Corda's privacy guarantees

Immad Naseer



I had a question around privacy guarantees provided by Corda. I'll pose the question through a contrived, but hopefully representative example in order to validate my understanding.


Corda's privacy model allows participants to share states with other participants, packaged into transactions, on a need-to-know basis. The other participant will however have to fetch all the preceding transactions so they can be convinced of the validity of the state(s) they are being given. While each state evolves in a chain, all the preceding transactions actually constitute a tree. If we have to validate the entire tree, this seems a little troubling from a privacy perspective.

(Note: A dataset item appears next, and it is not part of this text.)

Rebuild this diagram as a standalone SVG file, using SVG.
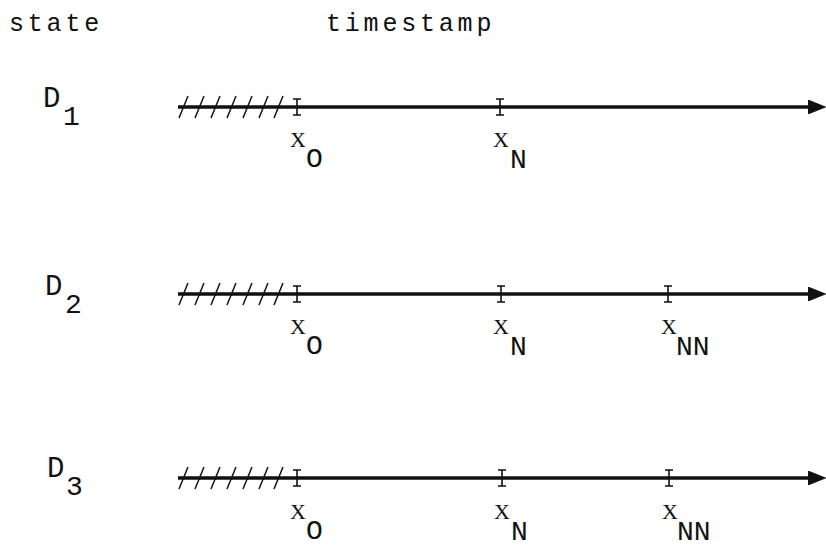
<svg xmlns="http://www.w3.org/2000/svg" width="826" height="547" viewBox="0 0 826 547">
<defs>
<style>
.hdr{font-family:"Liberation Mono",monospace;font-size:25px;letter-spacing:3.8px;fill:#111}
.d{font-family:"Liberation Mono",monospace;font-size:29px;fill:#111}
.ds{font-family:"Liberation Mono",monospace;font-size:28px;fill:#111}
.x{font-family:"Liberation Serif",serif;font-size:22px;fill:#111}
.xs{font-family:"Liberation Mono",monospace;font-size:28px;fill:#111}
.axis{stroke:#111;stroke-width:3.4;fill:none}
.tk{stroke:#111;stroke-width:1.6;fill:none}
.hatch{stroke:#111;stroke-width:1.5;fill:none}
</style>
<marker id="arr" markerWidth="5.5" markerHeight="4.4" refX="0" refY="2.2" orient="auto" markerUnits="strokeWidth">
<polygon points="0,0 5.5,2.2 0,4.4" fill="#111"/>
</marker>
<g id="tick"><path class="tk" d="M0,-8 V8 M-4,-8 H4 M-4,8 H4"/></g>
<g id="hatches"><path class="hatch" d="M179,11 L188,-11 M195,11 L204,-11 M211,11 L220,-11 M227,11 L236,-11 M243,11 L252,-11 M259,11 L268,-11 M274,11 L283,-11"/></g>
</defs>
<rect width="826" height="547" fill="#fff"/>
<g id="header">
<text class="hdr" x="9" y="31">state</text>
<text class="hdr" x="326" y="31">timestamp</text>
</g>
<g id="connectors">
<line class="axis" x1="178" y1="107" x2="808" y2="107" marker-end="url(#arr)"/>
<line class="axis" x1="178" y1="294" x2="808" y2="294" marker-end="url(#arr)"/>
<line class="axis" x1="178" y1="478" x2="808" y2="478" marker-end="url(#arr)"/>
</g>
<g id="row-D1">
<text class="d" x="43" y="107">D</text><text class="ds" x="63" y="125">1</text>
<use href="#hatches" y="107"/>
<use href="#tick" x="297" y="107"/>
<use href="#tick" x="500" y="107"/>
<text class="x" x="290" y="147">X</text><text class="xs" x="306" y="167">O</text>
<text class="x" x="493" y="147">X</text><text class="xs" x="510" y="168">N</text>
</g>
<g id="row-D2">
<text class="d" x="45" y="295">D</text><text class="ds" x="65" y="313">2</text>
<use href="#hatches" y="294"/>
<use href="#tick" x="297" y="294"/>
<use href="#tick" x="501" y="294"/>
<use href="#tick" x="668" y="294"/>
<text class="x" x="290" y="334">X</text><text class="xs" x="306" y="354">O</text>
<text class="x" x="493" y="334">X</text><text class="xs" x="510" y="355">N</text>
<text class="x" x="661" y="334">X</text><text class="xs" x="676" y="355">NN</text>
</g>
<g id="row-D3">
<text class="d" x="47" y="477">D</text><text class="ds" x="66" y="495">3</text>
<use href="#hatches" y="478"/>
<use href="#tick" x="297" y="478"/>
<use href="#tick" x="502" y="478"/>
<use href="#tick" x="669" y="478"/>
<text class="x" x="290" y="519">X</text><text class="xs" x="306" y="539">O</text>
<text class="x" x="494" y="519">X</text><text class="xs" x="511" y="540">N</text>
<text class="x" x="662" y="519">X</text><text class="xs" x="677" y="540">NN</text>
</g>
</svg>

Consider a CorDapp which models some sort of digital token, issued by a known issuer. Let’s say two nodes, A and B, decide to perform an atomic swap between a token which A owns and some stock which B owns. The situation is depicted in the diagram below. As part of validation, B will validate the transaction tree from which the token came from, and A will validate the transaction tree from which the stock came from. As part of that validation, A will learn about a cryptokitty which was exchanged for that stock by B, and will then end validating the history of that cryptokitty, which might lead it to inspect the history of yet another set of assets which were exchanged for that cryptokitty, and so on. Node A will end up learning about a lot more than just the history of the piece of stock which was handed to it.


Do I understand the transaction validation process accurately? If this is how it works, the system will end up leaking up more and more information as the assets exchange hands and are swapped for other assets. It is still better than everything being on a public chain but privacy aspects require careful design in such a situation.






Interesting question
Maybe I’m wrong, but IMO, knowing that the state represents something that is shared only by the parties inside a « shared fact » subgroup, by definition parties would have access to all the ledger ?

The derivative question would be what is the impact and how to secure adding a new party to a state ...?

Ryan Gledhill

Great question Immad. Have a read through Transaction Tear Offs
Matt Bradbury's talk on CorDapp design and CDL might also be useful as there are ways to design against this architecturally.
Conclave (Intel SGX) should also allow the tree to be traversed and subsequent validation in complete privacy, once development work is complete.

Let me know if I can help further!

Mike Hearn

Yep, that's right Ryan, thanks for the answer.

The design challenge is combining integrity with privacy. The privacy problem you describe Immad can be trivially fixed by moving tokens and updating other state in two separate transactions. However, then you risk bringing back the "breaks" and reconciliation problems that people wanted blockchain to fix. So the standard approach is to combine all changes that must be atomic from a business perspective together and then either mitigate or accept the resulting privacy leaks.

Clearly this is unsatisfying, hence our research into (primarily) SGX but we've also done some research into what it'd take to provide ZKPs in Corda too. In fact I've written a paper on what's involved with ZKPs which I'll get around to publishing on the Corda blog+docsite at some point. But suffice it to say it's a lot, at least for the general case.

With SGX you can do arbitrary full speed computation on encrypted data, so then you can get both privacy and integrity. That's where we're heading.